Corley supplied cocaine to a second gang called the South Side Bloods, and low-level dealers grossed about $15,000 a week in drug sales, Kelly said. Burned by a wiretap before, Corley used at least eight different phones, authorities said.

"He had an uncanny ability to keep his associates in the dark. No one knew where he lived, what phone number he used, what car he drove," Kelly said.

A call to Corley's lawyer wasn't immediately returned Thursday.

The case was pieced together by Detective David Leonardi, who said the dealers used a language called the "5 percenter" where every number and letter had its own word and members decoded messages about drug orders. The wiretaps also netted information on illegal guns and a possible killing in South Carolina.

Corley came of age during the crack era of the late 1980s and was an associate of the Supreme Team, which controlled housing projects and corners in Queens, the ground zero of the crack epidemic in New York. Crime was rampant; in 1990, the number of murders hit an all-time high of 2,245.

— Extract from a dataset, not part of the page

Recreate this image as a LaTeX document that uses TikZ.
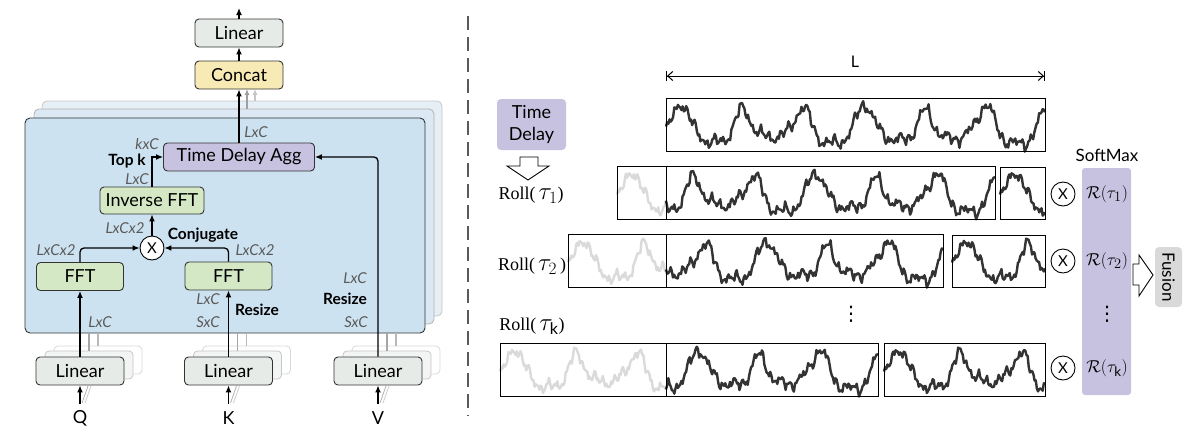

The Supreme Team was run by legendary gang leader Kenneth "Supreme" McGriff, who reputedly funneled drug money into rap music label Murder Inc. He's now serving life without parole for a pair of murders after a 2007 conviction.

It was a brutal drug gang that came out of the same Queens streets where platinum rappers 50 Cent and Ja Rule emerged years later. At its peak, the Supreme Team's network of dealers was making $200,000 a day, authorities said.

After McGriff did jail time on a drug conviction, he was released in 1997 and aligned himself with neighborhood friend and music mogul Irv "Gotti" Lorenzo. The one-time street thugs produced one film: "Crime Partners," a straight-to-video affair that featured Ja Rule, Snoop Dogg and Ice-T.

The Supreme Team was responsible for the shooting of NYPD Officer Edward Byrne in 1988, authorities said, but Corley wasn't charged in that killing. He was jailed once in the 1980s on drug charges, and was later convicted of manslaughter for beating to death a man he believed to be a police informant, and served more than three years, police said.

New York Police Department Capt. James Ryan said the takedown this week finally signaled the end of the remnants of the team that had terrorized Queens for decades.

"We feel it's pretty much dismantled now with Corley being taken out of the picture," he said. "It remains to be seen, we're always vigilant and we think this is the end of them."